Why We Wrote This Book
When the editors of Rethinking Schools first conceived of this book, we thought back to our days as new teachers. We hoped to create the book we needed in those sometimes exhilarating, sometimes lonely, often hard first days of our teaching careers.
This book is meant as a conversation among colleagues. We hope a conversation that helps you keep your vision and values intact as you struggle in institutions that may or may not be those citadels of idealism where you imagined yourself teaching.
We wrote this book because it’s important for the profession that new teachers with social justice ideals stay in the classroom. Our communities need teachers who see the beauty and intelligence of every student who walks through their doors and who are willing to keep trying to reach those who have already been told they aren’t worthy. Our students need teachers who value students’ home language and who know how to build academic strength from those roots. We need teachers who learn how to develop curriculum that ties students’ lives, history, and academic disciplines together to demonstrate their expertise when top-down curriculum mandates explode across a district. Our school districts need teachers who can advocate against the dumbing-down of curriculum, against testing mania, and against turning our classrooms over to corporate-created curriculum. Our country needs teachers who understand the connections between race, class, and tracking. How else do we make a lasting change?
We wrote this book because we want you to hold on to those impulses that brought you to teaching: a deep caring for students, the opportunity to be the one who sparks student growth and change, as well as the desire to be involved in work that matters. We need teachers who want to work in a place where human connections matter more than profit.
We wrote this book because we have had days—many days—where our teaching aspirations did not meet the reality of the chaos we encountered. We have experienced those late afternoons crying-alone-in-the-classroom kind of days when a lesson bombed or we felt like our students hosted a party in the room and we were the uninvited guests. We wrote this book hoping it might offer solace and comfort on those long days when you wonder if you are cut out to be a teacher after all.

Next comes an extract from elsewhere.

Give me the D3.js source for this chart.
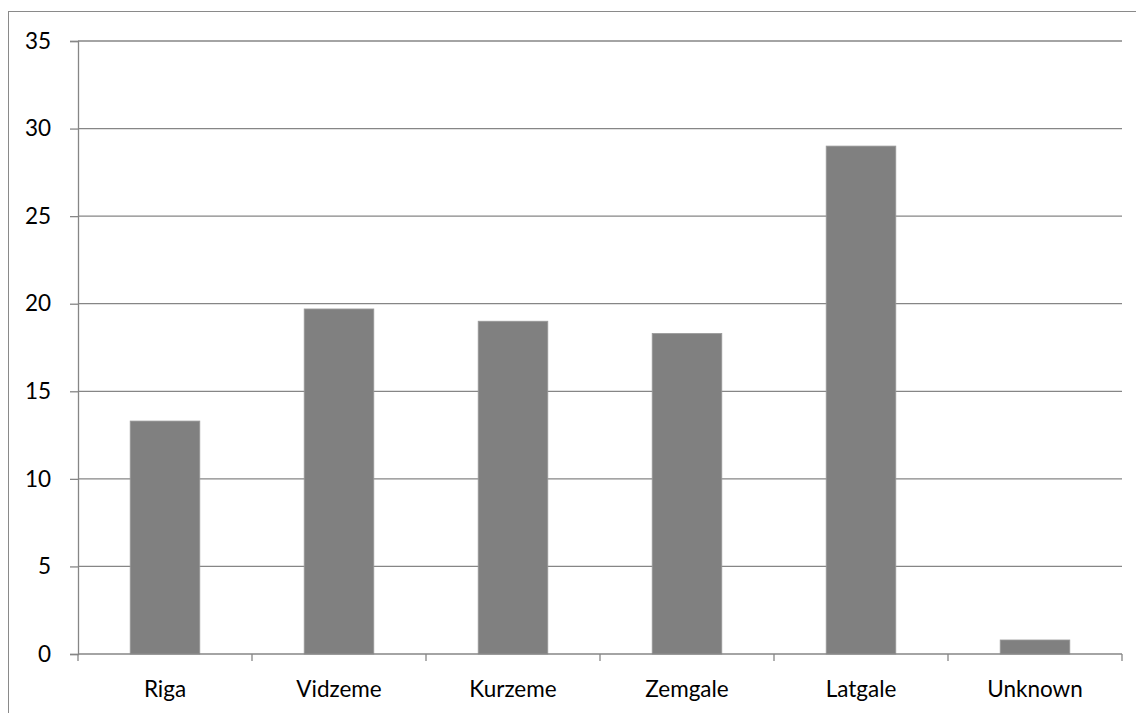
<!DOCTYPE html>
<html>
<head>
<meta charset="utf-8">
<script src="https://cdn.jsdelivr.net/npm/d3@7"></script>
<style>
  html, body { margin: 0; padding: 0; background: #fff; }
  svg { display: block; }
  text { font-family: Lato, "Open Sans", "Liberation Sans", sans-serif; fill: #000; }
</style>
</head>
<body>
<svg id="chart" width="1136" height="713"></svg>
<script>
// Regions and their values
const regions = ["Riga", "Vidzeme", "Kurzeme", "Zemgale", "Latgale", "Unknown"];
const values = [13.3, 19.7, 19.0, 18.3, 29.0, 0.8];
const yTicks = [0, 5, 10, 15, 20, 25, 30, 35];

const svg = d3.select("#chart");
const W = 1136, H = 713;
const plot = { left: 78, right: 1122, top: 41, bottom: 654 };
const FONT = "Lato, Open Sans, Liberation Sans, sans-serif";
const FS = 22.5;

// Outer chart frame (runs past the right and bottom edges)
svg.append("rect")
  .attr("x", 8.5).attr("y", 11.5)
  .attr("width", W + 10).attr("height", H + 10)
  .attr("fill", "none")
  .attr("stroke", "#8a8a8a")
  .attr("stroke-width", 1);

const x = d3.scaleBand()
  .domain(regions)
  .range([plot.left, plot.right])
  .paddingInner(0.6)
  .paddingOuter(0.3);

const y = d3.scaleLinear()
  .domain([0, 35])
  .range([plot.bottom, plot.top]);

// Horizontal gridlines
svg.append("g")
  .selectAll("line")
  .data(yTicks.filter(t => t > 0))
  .join("line")
  .attr("x1", plot.left).attr("x2", plot.right)
  .attr("y1", d => y(d)).attr("y2", d => y(d))
  .attr("stroke", "#868686")
  .attr("stroke-width", 1.3);

// Y axis
const yAxis = d3.axisLeft(y)
  .tickValues(yTicks)
  .tickSize(8)
  .tickPadding(19)
  .tickFormat(d3.format("d"));
const gy = svg.append("g")
  .attr("transform", `translate(${plot.left},0)`)
  .call(yAxis);
gy.attr("font-family", FONT).attr("font-size", FS);
gy.select(".domain").attr("stroke", "#868686").attr("stroke-width", 1.3);
gy.selectAll(".tick line").attr("stroke", "#868686").attr("stroke-width", 1.3);
gy.selectAll(".tick text").attr("fill", "#000");

// Bars
svg.append("g")
  .selectAll("rect")
  .data(regions.map((r, i) => ({ r, v: values[i] })))
  .join("rect")
  .attr("x", d => x(d.r))
  .attr("width", x.bandwidth())
  .attr("y", d => y(d.v))
  .attr("height", d => y(0) - y(d.v))
  .attr("fill", "#808080")
  .attr("stroke", "#9a9a9a")
  .attr("stroke-width", 0.8);

// X axis with ticks at category boundaries
const bounds = d3.range(regions.length + 1).map(i => plot.left + i * (plot.right - plot.left) / regions.length);
const gx = svg.append("g");
gx.append("line")
  .attr("x1", plot.left).attr("x2", plot.right)
  .attr("y1", y(0)).attr("y2", y(0))
  .attr("stroke", "#868686").attr("stroke-width", 1.3);
gx.selectAll("line.tk")
  .data(bounds)
  .join("line")
  .attr("class", "tk")
  .attr("x1", d => d).attr("x2", d => d)
  .attr("y1", y(0)).attr("y2", y(0) + 7)
  .attr("stroke", "#868686").attr("stroke-width", 1.3);
gx.selectAll("text")
  .data(regions)
  .join("text")
  .attr("x", d => x(d) + x.bandwidth() / 2)
  .attr("y", 697)
  .attr("text-anchor", "middle")
  .attr("font-family", FONT)
  .attr("font-size", FS)
  .text(d => d);
</script>
</body>
</html>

We also wrote this book because we understand the connection between what happens behind the classroom door and what happens outside of it. A key skill for new teachers is to see ourselves as defenders of public schools—looking for allies among parents, community groups, other unions, everyone who has a stake in fighting privatization and corporate rule. Given the full court press against public schools, we need to remind all teachers to not be so classroom-focused that we don’t pay attention to the larger political context that is shaping our lives in the classroom. The other reason to open the classroom door and peer outside is that new teachers’ survival often depends on connecting with other teachers for support and assistance for social, political, and pedagogical reasons. Isolated new teachers are bound to burn out.
There is a huge difference between having lots of book knowledge about a given area—literature, history, math, science—and knowing how to translate that knowledge into lessons that help struggling students learn. All teachers—new and veteran—need skills to develop curriculum that celebrates the delightful aspects of our students’ lives. And we need strategies that tie the tragedy of some students’ lives and the tragedy that the world delivers—hurricanes, poverty, famine, war. We need to discover ways to weave these into our curriculum. That takes time.
Rethinking Schools editors have assembled numerous books that focus on creating social justice curriculum: from Rethinking Columbus to Rethinking Mathematics to Rethinking Globalization to Teaching for Joy and Justice. We hope you will look to them for curricular help. In those books, we celebrate the lessons and units and strategies that worked for our students, that created days when we walked out of the building celebrating the joy of teaching.
And what we know from our years in the classroom is that we only get good at it when we do it year after year. So we wrote this book to tell you that you will get better as the years move on if you continue to study your classroom, hone your craft, read professional literature, and keep up with world news. Teaching is an art. Keep practicing.